● **DIRECTIVE**: Find each line with the string "chart" and copy it.

--- DATA FOR THIS TASK ---

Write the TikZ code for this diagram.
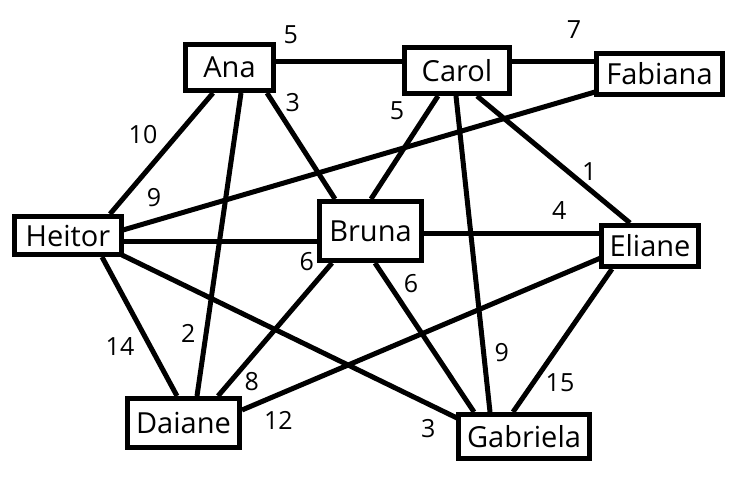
\documentclass[tikz,border=0pt]{standalone}
\usepackage{fontspec}
\setmainfont{Open Sans}
\usetikzlibrary{calc}
\pgfdeclarelayer{bg}
\pgfsetlayers{bg,main}
\begin{document}
\begin{tikzpicture}[x=1pt,y=-1pt,
  vbox/.style={draw,line width=5pt,fill=white,inner sep=0pt,outer sep=0pt,font=\fontsize{29}{29}\selectfont},
  edge/.style={line width=5pt},
  wt/.style={font=\fontsize{25}{25}\selectfont,inner sep=0pt}]
\useasboundingbox (0,0) rectangle (751,484);
\node[vbox,minimum width=88pt,minimum height=46pt] (ana) at (229.5,67.5) {Ana};
\node[vbox,minimum width=105pt,minimum height=46pt] (carol) at (457,70.5) {Carol};
\node[vbox,minimum width=126pt,minimum height=41pt] (fabiana) at (659.5,74) {Fabiana};
\node[vbox,minimum width=107pt,minimum height=38pt] (heitor) at (68,235.5) {Heitor};
\node[vbox,minimum width=102pt,minimum height=59pt] (bruna) at (370.5,231) {Bruna};
\node[vbox,minimum width=97pt,minimum height=41pt] (eliane) at (650,246) {Eliane};
\node[vbox,minimum width=112pt,minimum height=49pt] (daiane) at (183.5,423) {Daiane};
\node[vbox,minimum width=131pt,minimum height=44pt] (gabriela) at (524,436.5) {Gabriela};
\begin{pgfonlayer}{bg}
\fill[white] (0,0) rectangle (751,484);
\draw[edge] ($(ana)+(46.5,-5.5)$) -- ($(carol)+(-55,-8.5)$);
\draw[edge] ($(carol)+(55,-8.5)$) -- ($(fabiana)+(-65.5,-12)$);
\draw[edge] ($(ana)+(-16.5,25.5)$) -- ($(heitor)+(42,-21.5)$);
\draw[edge] ($(ana)+(11.5,25.5)$) -- ($(daiane)+(13.5,-27)$);
\draw[edge] ($(ana)+(37.5,25.5)$) -- ($(bruna)+(-35.5,-32)$);
\draw[edge] ($(carol)+(-19,25.5)$) -- ($(bruna)+(0.5,-32)$);
\draw[edge] ($(carol)+(-1,25.5)$) -- ($(gabriela)+(-34,-24.5)$);
\draw[edge] ($(carol)+(20,25.5)$) -- ($(eliane)+(-20,-23)$);
\draw[edge] ($(fabiana)+(-64.5,18)$) -- ($(heitor)+(55,-5.5)$);
\draw[edge] ($(heitor)+(56,6.2)$) -- ($(bruna)+(-53.5,10.7)$);
\draw[edge] ($(bruna)+(53.5,2)$) -- ($(eliane)+(-51,-13)$);
\draw[edge] ($(heitor)+(34,21.5)$) -- ($(daiane)+(-6.5,-27)$);
\draw[edge] ($(heitor)+(54,19.5)$) -- ($(gabriela)+(-67,-18.5)$);
\draw[edge] ($(bruna)+(-38.5,32)$) -- ($(daiane)+(34.5,-27)$);
\draw[edge] ($(bruna)+(4.5,32)$) -- ($(gabriela)+(-50,-24.5)$);
\draw[edge] ($(eliane)+(-47,11)$) -- ($(daiane)+(58.5,-13)$);
\draw[edge] ($(eliane)+(-38,23)$) -- ($(gabriela)+(-11,-24.5)$);
\end{pgfonlayer}
\node[wt] (w1) at (290.7,35) {5};
\node[wt] (w2) at (574,30) {7};
\node[wt] (w3) at (292.7,103) {3};
\node[wt] (w4) at (397,111) {5};
\node[wt] (w5) at (143,135) {10};
\node[wt] (w6) at (154,198) {9};
\node[wt] (w7) at (306.7,261.7) {6};
\node[wt] (w8) at (589.3,171.7) {1};
\node[wt] (w9) at (559.3,210.7) {4};
\node[wt] (w10) at (411,284) {6};
\node[wt] (w11) at (120,346.7) {14};
\node[wt] (w12) at (188.3,333.3) {2};
\node[wt] (w13) at (251.7,381.7) {8};
\node[wt] (w14) at (278.3,420) {12};
\node[wt] (w15) at (501.7,352.3) {9};
\node[wt] (w16) at (560,382.3) {15};
\node[wt] (w17) at (428.3,428.3) {3};
\end{tikzpicture}
\end{document}
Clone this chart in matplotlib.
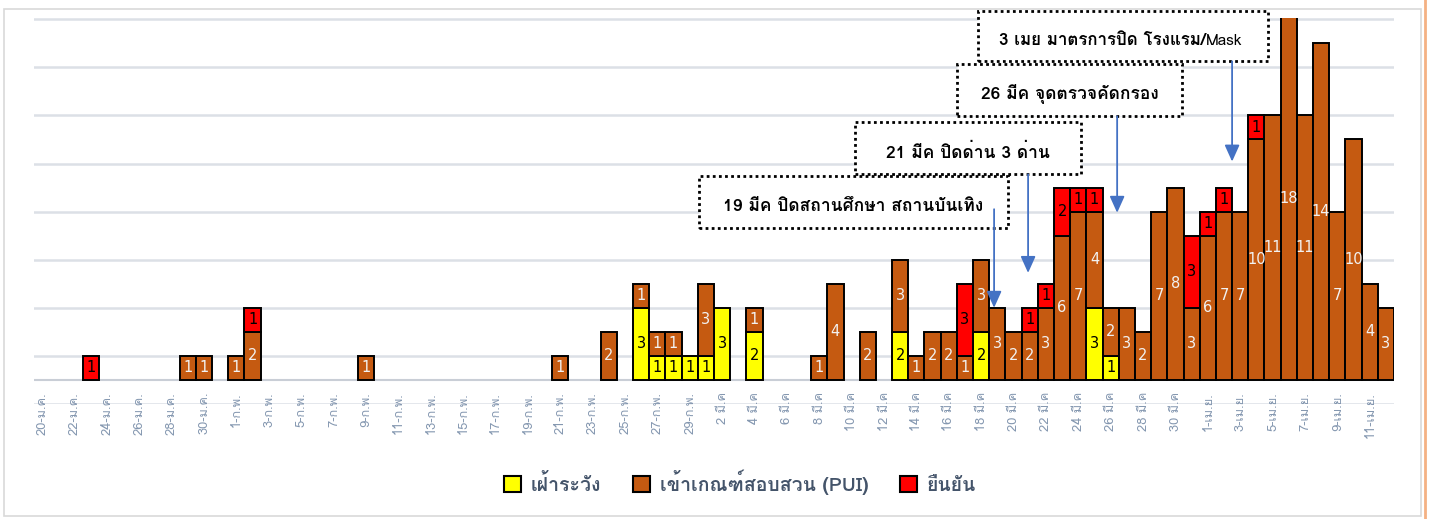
import matplotlib
matplotlib.use("Agg")
import matplotlib.pyplot as plt
from matplotlib import font_manager
from matplotlib.ft2font import FT2Font
from matplotlib.patches import Rectangle, Patch
from matplotlib.lines import Line2D


def thai_font():
    # pick an installed family that has Thai glyphs, if any
    for f in font_manager.fontManager.ttflist:
        try:
            if FT2Font(f.fname).get_char_index(0x0E01):
                return f.name
        except Exception:
            pass
    return None


TH = thai_font()
FAMILY = [TH, "DejaVu Sans"] if TH else ["DejaVu Sans"]
plt.rcParams["font.family"] = FAMILY

# daily counts 20 Jan - 12 Apr
days_jan = ["20-ม.ค.", "21-ม.ค.", "22-ม.ค.", "23-ม.ค.", "24-ม.ค.", "25-ม.ค.", "26-ม.ค.",
            "27-ม.ค.", "28-ม.ค.", "29-ม.ค.", "30-ม.ค.", "31-ม.ค."]
days_feb = ["%d-ก.พ." % d for d in range(1, 30)]
days_mar = ["%d มี.ค" % d for d in range(1, 32)]
days_apr = ["%d-เม.ย." % d for d in range(1, 13)]
days = days_jan + days_feb + days_mar + days_apr

watch_jan = [0] * 12
pui_jan = [0, 0, 0, 0, 0, 0, 0, 0, 0, 1, 1, 0]
conf_jan = [0, 0, 0, 1, 0, 0, 0, 0, 0, 0, 0, 0]

watch_feb = [0, 0, 0, 0, 0, 0, 0, 0, 0, 0, 0, 0, 0, 0, 0, 0, 0, 0, 0, 0,
             0, 0, 0, 0, 0, 3, 1, 1, 1]
pui_feb = [1, 2, 0, 0, 0, 0, 0, 0, 1, 0, 0, 0, 0, 0, 0, 0, 0, 0, 0, 0,
           1, 0, 0, 2, 0, 1, 1, 1, 0]
conf_feb = [0, 1, 0, 0, 0, 0, 0, 0, 0, 0, 0, 0, 0, 0, 0, 0, 0, 0, 0, 0,
            0, 0, 0, 0, 0, 0, 0, 0, 0]

watch_mar = [1, 3, 0, 2, 0, 0, 0, 0, 0, 0, 0, 0, 2, 0, 0, 0, 0, 2, 0, 0,
             0, 0, 0, 0, 3, 1, 0, 0, 0, 0, 0]
pui_mar = [3, 0, 0, 1, 0, 0, 0, 1, 4, 0, 2, 0, 3, 1, 2, 2, 1, 3, 3, 2,
           2, 3, 6, 7, 4, 2, 3, 2, 7, 8, 3]
conf_mar = [0, 0, 0, 0, 0, 0, 0, 0, 0, 0, 0, 0, 0, 0, 0, 0, 3, 0, 0, 0,
            1, 1, 2, 1, 1, 0, 0, 0, 0, 0, 3]

watch_apr = [0] * 12
pui_apr = [6, 7, 7, 10, 11, 18, 11, 14, 7, 10, 4, 3]
conf_apr = [1, 1, 0, 1, 0, 0, 0, 0, 0, 0, 0, 0]

watch = watch_jan + watch_feb + watch_mar + watch_apr
pui = pui_jan + pui_feb + pui_mar + pui_apr
conf = conf_jan + conf_feb + conf_mar + conf_apr

# events: (text, day, arrow top, arrow tip, box x0, box x1, box y0, box y1)
events = [
    ("19 มีค ปิดสถานศึกษา สถานบันเทิง", 58.8, 7.1, 3.0, 40.58, 59.66, 6.33, 8.46),
    ("21 มีค ปิดด่าน 3 ด่าน", 60.9, 8.55, 4.45, 50.21, 64.17, 8.58, 10.71),
    ("26 มีค จุดตรวจคัดกรอง", 66.4, 10.96, 6.95, 56.51, 70.41, 10.96, 13.125),
    ("3 เมย มาตรการปิด โรงแรม/", 73.5, 13.25, 9.08, 57.81, 75.72, 13.25, 15.33),
]

YELLOW, BROWN, RED = "#FFFF00", "#C55A11", "#FF0000"
BLUE = "#4472C4"

fig = plt.figure(figsize=(14.35, 5.19), dpi=100)
ax = fig.add_axes([34 / 1435, 115 / 519, 1360 / 1435, 386 / 519])

x = list(range(len(days)))
bottom2 = [a + b for a, b in zip(watch, pui)]
series = [
    (watch, [0] * len(days), YELLOW, "black"),
    (pui, watch, BROWN, "#F2F2F2"),
    (conf, bottom2, RED, "black"),
]
for vals, base, col, tcol in series:
    xs = [i for i in x if vals[i] > 0]
    hs = [vals[i] for i in xs]
    bs = [base[i] for i in xs]
    bars = ax.bar(xs, hs, bottom=bs, width=1.0, color=col, edgecolor="black",
                  linewidth=1.4, zorder=3)
    ax.bar_label(bars, labels=[str(v) for v in hs], label_type="center",
                 color=tcol, fontsize=10.5, family="DejaVu Sans", zorder=4)

ax.set_xlim(-0.5, len(days) - 0.5)
ax.set_ylim(-1, 15.05)
ax.set_yticks(range(-1, 16, 2))
ax.grid(axis="y", color="#DCE0E6", linewidth=1.8, zorder=0)
ax.axhline(0, color="#C9CED6", linewidth=1.5, zorder=1)
ax.tick_params(left=False, bottom=False, labelleft=False, labelbottom=False)
ax.set_xticks([])
for s in ax.spines.values():
    s.set_visible(False)

for i in range(0, len(days), 2):
    ax.text(i, -0.5, days[i], rotation=90, ha="center", va="top",
            fontsize=9.3, color="#8497B0", clip_on=False)

for text, day, y0, y1, bx0, bx1, by0, by1 in events:
    ax.add_patch(Rectangle((bx0, by0), bx1 - bx0, by1 - by0, facecolor="white",
                           edgecolor="black", linestyle=(0, (1, 1.2)), linewidth=2,
                           zorder=5, clip_on=False))
    ax.annotate("", xy=(day, y1), xytext=(day, y0),
                arrowprops=dict(arrowstyle="-|>,head_width=0.45,head_length=1.0",
                                color=BLUE, lw=1.3, shrinkA=0, shrinkB=0),
                zorder=6, annotation_clip=False)
    cy = by0 + (by1 - by0) * 0.42
    if text.endswith("/"):
        bx = 71.9
        ax.text(bx, cy, text, ha="right", va="center", fontsize=12.2,
                fontweight="bold", zorder=7, clip_on=False)
        ax.text(bx, cy - 0.05, "Mask", ha="left", va="center", fontsize=11,
                zorder=7, clip_on=False)
    else:
        ax.text((bx0 + bx1) / 2, cy, text, ha="center", va="center",
                fontsize=12.5, fontweight="bold", zorder=7, clip_on=False)

handles = [Patch(facecolor=YELLOW, edgecolor="black", linewidth=1.5),
           Patch(facecolor=BROWN, edgecolor="black", linewidth=1.5),
           Patch(facecolor=RED, edgecolor="black", linewidth=1.5)]
fig.legend(handles, ["เฝ้าระวัง", "เข้าเกณฑ์สอบสวน (PUI)", "ยืนยัน"], ncol=3,
           loc="center", bbox_to_anchor=(740 / 1435, 1 - 482 / 519), frameon=False,
           prop={"size": 14, "weight": "bold"}, labelcolor="#44546A",
           handlelength=0.9, handleheight=0.9, handletextpad=0.5, columnspacing=1.6)

fig.add_artist(Rectangle((4 / 1435, 3 / 519), 1417 / 1435, 507 / 519,
                         transform=fig.transFigure, fill=False,
                         edgecolor="#D9D9D9", linewidth=1.2))
fig.add_artist(Line2D([1425 / 1435] * 2, [0, 1], transform=fig.transFigure,
                      color="#F4B183", linewidth=2))

fig.savefig("out.png", dpi=100)
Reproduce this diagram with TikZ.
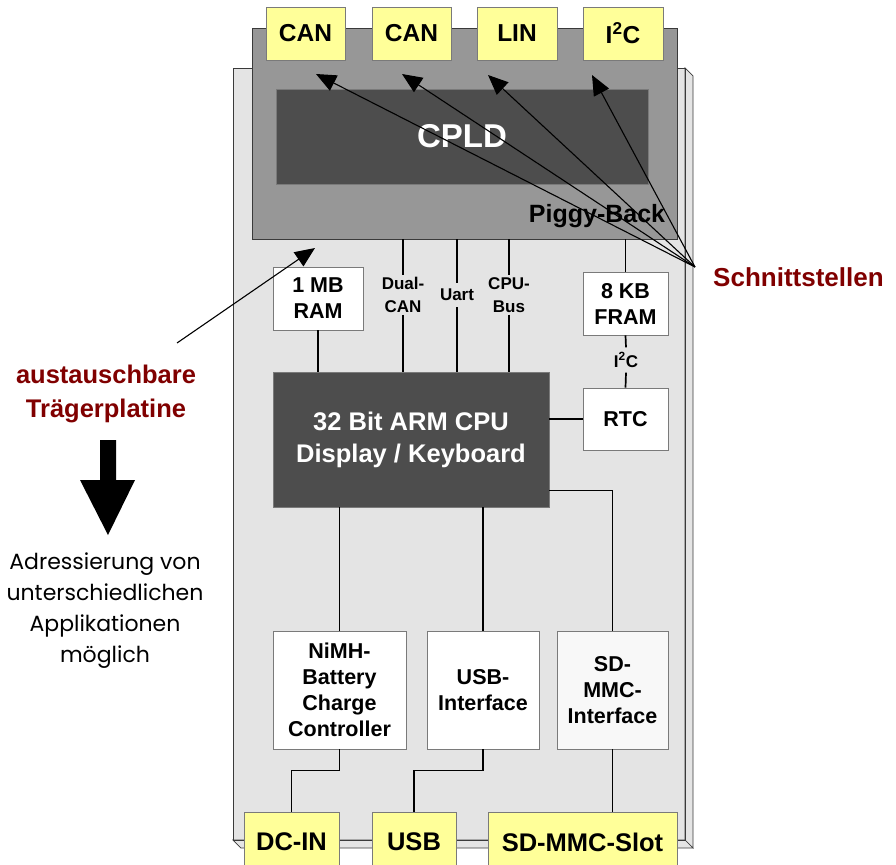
\documentclass[tikz,border=0pt]{standalone}
\usepackage{fontspec}
\setmainfont{Liberation Sans}
\newfontfamily\geo{Poppins}
\usetikzlibrary{arrows.meta}
\definecolor{boardc}{HTML}{E4E4E4}
\definecolor{edgec}{HTML}{7A7A7A}
\definecolor{boardedge}{HTML}{3A3A3A}
\definecolor{piggyc}{HTML}{979797}
\definecolor{darkc}{HTML}{4D4D4D}
\definecolor{yel}{HTML}{FFFF99}
\definecolor{redc}{HTML}{800000}
\definecolor{sdc}{HTML}{F8F8F8}
\newcommand\myfs[2]{\fontsize{#1}{#2}\selectfont}
\begin{document}
\begin{tikzpicture}[x=1pt,y=-1pt,
  box/.style={draw=edgec, line width=0.8pt, inner sep=0pt, align=center},
  ybox/.style={box, fill=yel, font=\myfs{24.5}{29}\bfseries},
  wbox/.style={box, fill=white, font=\myfs{21.5}{26}\bfseries},
  dbox/.style={box, fill=darkc, text=white},
  lbl/.style={inner sep=1pt, align=center, font=\myfs{17}{23}\bfseries},
  wire/.style={line width=1.7pt, black},
  ptr/.style={line width=1.1pt, black, -{Triangle[length=20pt,width=17pt]}},
  redlbl/.style={text=redc, align=center, inner sep=0pt}]
\useasboundingbox (0,0) rectangle (896,864);
% carrier board (3D slab)
\fill[boardc] (233,68) rectangle (685,840);
\filldraw[fill=boardc, draw=boardedge, line width=0.7pt] (685,68) -- (693,76) -- (693,848) -- (685,840) -- cycle;
\filldraw[fill=boardc, draw=boardedge, line width=0.7pt] (233,840) -- (685,840) -- (693,848) -- (241,848) -- cycle;
\draw[boardedge, line width=0.7pt] (233,68) rectangle (685,840);
% piggy-back
\node[box, draw=boardedge, fill=piggyc, minimum width=425pt, minimum height=211pt] (piggy) at (464.5,133.5) {};
\node[dbox, minimum width=372pt, minimum height=95pt, font=\myfs{33}{38}\bfseries] (cpld) at (462,136.5) {CPLD};
\node[font=\myfs{25}{30}\bfseries, inner sep=0pt] (pblabel) at (597,216) {Piggy-Back};
% top connectors
\node[ybox, minimum width=79pt, minimum height=53pt] (can1) at (305.5,33.5) {CAN};
\node[ybox, minimum width=79pt, minimum height=53pt] (can2) at (411.5,33.5) {CAN};
\node[ybox, minimum width=80pt, minimum height=53pt] (lin) at (517,33.5) {LIN};
\node[ybox, minimum width=80pt, minimum height=53pt] (i2c) at (623,33.5) {I\textsuperscript{2}C};
% components
\node[wbox, minimum width=90pt, minimum height=63pt] (ram) at (318,298.5) {1 MB\\RAM};
\node[wbox, minimum width=85pt, minimum height=63pt] (fram) at (625.5,303.5) {8 KB\\FRAM};
\node[wbox, minimum width=85pt, minimum height=62pt] (rtc) at (625.5,419) {RTC};
\node[dbox, minimum width=276pt, minimum height=135pt, font=\myfs{25.5}{32}\bfseries] (cpu) at (411,439.5) {32 Bit ARM CPU\\Display / Keyboard};
\node[wbox, minimum width=133pt, minimum height=118pt] (nimh) at (339.5,690) {NiMH-\\Battery\\Charge\\Controller};
\node[wbox, minimum width=112pt, minimum height=118pt] (usbif) at (483,690) {USB-\\Interface};
\node[wbox, fill=sdc, minimum width=111pt, minimum height=118pt] (sdif) at (612.5,690) {SD-\\MMC-\\Interface};
% bottom connectors
\node[ybox, font=\myfs{25.5}{30}\bfseries, minimum width=95pt, minimum height=60pt] (dcin) at (291.5,842) {DC-IN};
\node[ybox, font=\myfs{25.5}{30}\bfseries, minimum width=84pt, minimum height=60pt] (usb) at (414,842) {USB};
\node[ybox, font=\myfs{25.5}{30}\bfseries, minimum width=189pt, minimum height=60pt] (slot) at (582.5,842) {SD-MMC-Slot};
% bus labels
\node[lbl, inner ysep=2pt] (dualcan) at (403,295) {Dual-\\CAN};
\node[lbl, inner ysep=6pt] (uart) at (457,295) {Uart};
\node[lbl, inner ysep=2pt] (cpubus) at (509,295) {CPU-\\Bus};
\node[lbl, inner ysep=5pt] (i2clbl) at (626,360) {I\textsuperscript{2}C};
% wires
\draw[wire] (ram.south) -- (ram.south |- cpu.north);
\draw[wire] (dualcan |- piggy.south) -- (dualcan.north);
\draw[wire] (dualcan.south) -- (dualcan |- cpu.north);
\draw[wire] (uart |- piggy.south) -- (uart.north);
\draw[wire] (uart.south) -- (uart |- cpu.north);
\draw[wire] (cpubus |- piggy.south) -- (cpubus.north);
\draw[wire] (cpubus.south) -- (cpubus |- cpu.north);
\draw[wire] (fram.north |- piggy.south) -- (fram.north);
\draw[wire] (fram.south) -- (i2clbl.north);
\draw[wire] (i2clbl.south) -- (rtc.north);
\draw[wire] (rtc.west -| cpu.east) -- (rtc.west);
\draw[wire] (nimh.north) -- (nimh.north |- cpu.south);
\draw[wire] (usbif.north) -- (usbif.north |- cpu.south);
\draw[wire] ([yshift=17pt]cpu.south east) -| (sdif.north);
\draw[wire] (nimh.south) -- ++(0,21) -| (dcin.north);
\draw[wire] (usbif.south) -- ++(0,21) -| (usb.north);
\draw[wire] (sdif.south) -- (sdif.south |- slot.north);
% interface pointers
\coordinate (sp) at (695,267);
\coordinate (t1) at (316,74);
\coordinate (t2) at (402,74);
\coordinate (t3) at (488,75);
\coordinate (t4) at (592,75);
\draw[ptr] (sp) -- (t1);
\draw[ptr] (sp) -- (t2);
\draw[ptr] (sp) -- (t3);
\draw[ptr] (sp) -- (t4);
\node[redlbl, anchor=west, font=\myfs{26}{30}\bfseries] (schnitt) at (713,277) {Schnittstellen};
% carrier label
\node[redlbl, font=\myfs{25.5}{34}\bfseries] (traeger) at (106,394) {austauschbare\\Trägerplatine};
\coordinate (tp) at (315,248);
\coordinate (ts) at (177,343);
\draw[ptr] (ts) -- (tp);
% big down arrow
\fill[black] (100,440) -- (116,440) -- (116,480) -- (135,480) -- (108,535) -- (80,480) -- (100,480) -- cycle;
\node[align=center, inner sep=0pt, font=\geo\myfs{22}{31}] (adr) at (105,611) {Adressierung von\\unterschiedlichen\\Applikationen\\möglich};
\end{tikzpicture}
\end{document}
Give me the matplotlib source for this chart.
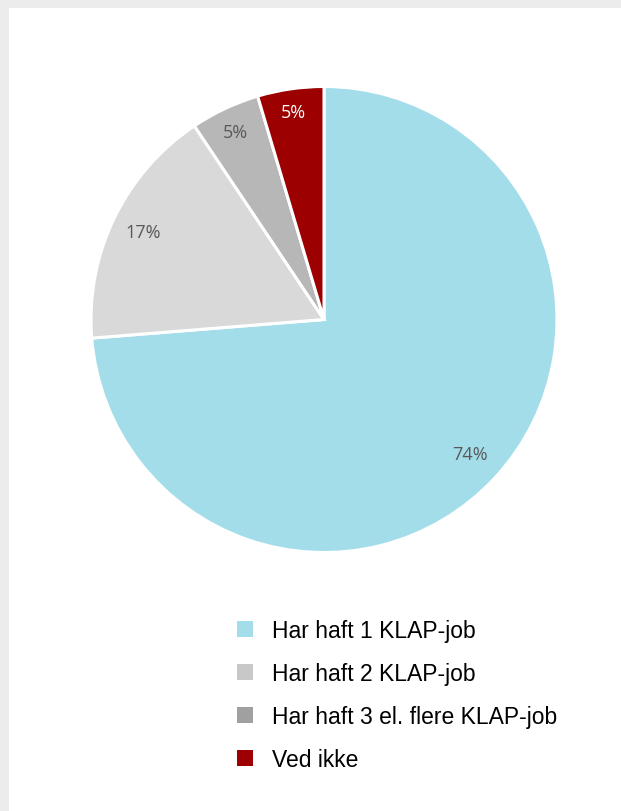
import matplotlib
matplotlib.use("Agg")
import matplotlib.pyplot as plt
from matplotlib.patches import Patch, Rectangle
import numpy as np

categories = ["Har haft 1 KLAP-job", "Har haft 2 KLAP-job", "Har haft 3 el. flere KLAP-job", "Ved ikke"]
values = [73.8, 16.9, 4.8, 4.6]
pie_colors = ["#a3dde9", "#d9d9d9", "#b7b7b7", "#9c0000"]
legend_colors = ["#a3dde9", "#c8c8c8", "#a0a0a0", "#9c0000"]
label_colors = ["#595959", "#595959", "#595959", "#ffffff"]
label_dist = [0.85, 0.86, 0.89, 0.90]

W, H = 621, 812
fig = plt.figure(figsize=(W / 100, H / 100), dpi=100)
fig.patch.set_facecolor("#ececec")
fig.patches.append(Rectangle((9 / W, 0), 1, (H - 9) / H, transform=fig.transFigure,
                             facecolor="white", edgecolor="none", zorder=-5))

cx, cy, r = 324, 320.5, 233
ax = fig.add_axes([(cx - r) / W, (H - cy - r) / H, 2 * r / W, 2 * r / H])
ax.set_axis_off()
wedges, _ = ax.pie(values, colors=pie_colors, startangle=90, counterclock=False,
                   wedgeprops=dict(edgecolor="white", linewidth=2.2))
ax.set_xlim(-1, 1)
ax.set_ylim(-1, 1)
ax.set_aspect("equal")

for w, v, c, d in zip(wedges, values, label_colors, label_dist):
    ang = np.deg2rad((w.theta1 + w.theta2) / 2)
    ax.text(d * np.cos(ang), d * np.sin(ang), f"{v:.0f}%", ha="center", va="center",
            color=c, fontsize=13, family=["Open Sans", "DejaVu Sans"])

handles = [Patch(facecolor=c, edgecolor="none") for c in legend_colors]
fig.legend(handles, categories, loc="upper left", bbox_to_anchor=(237 / W, (H - 620) / H),
           frameon=False, prop={"family": "Liberation Sans", "size": 16.5},
           handlelength=0.7, handleheight=0.7, handletextpad=0.83, labelspacing=0.87,
           borderpad=0, borderaxespad=0)

fig.savefig("out.png", dpi=100, facecolor=fig.get_facecolor())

---

● **REPLY**:
Clone this chart in matplotlib.
Give me the matplotlib source for this chart.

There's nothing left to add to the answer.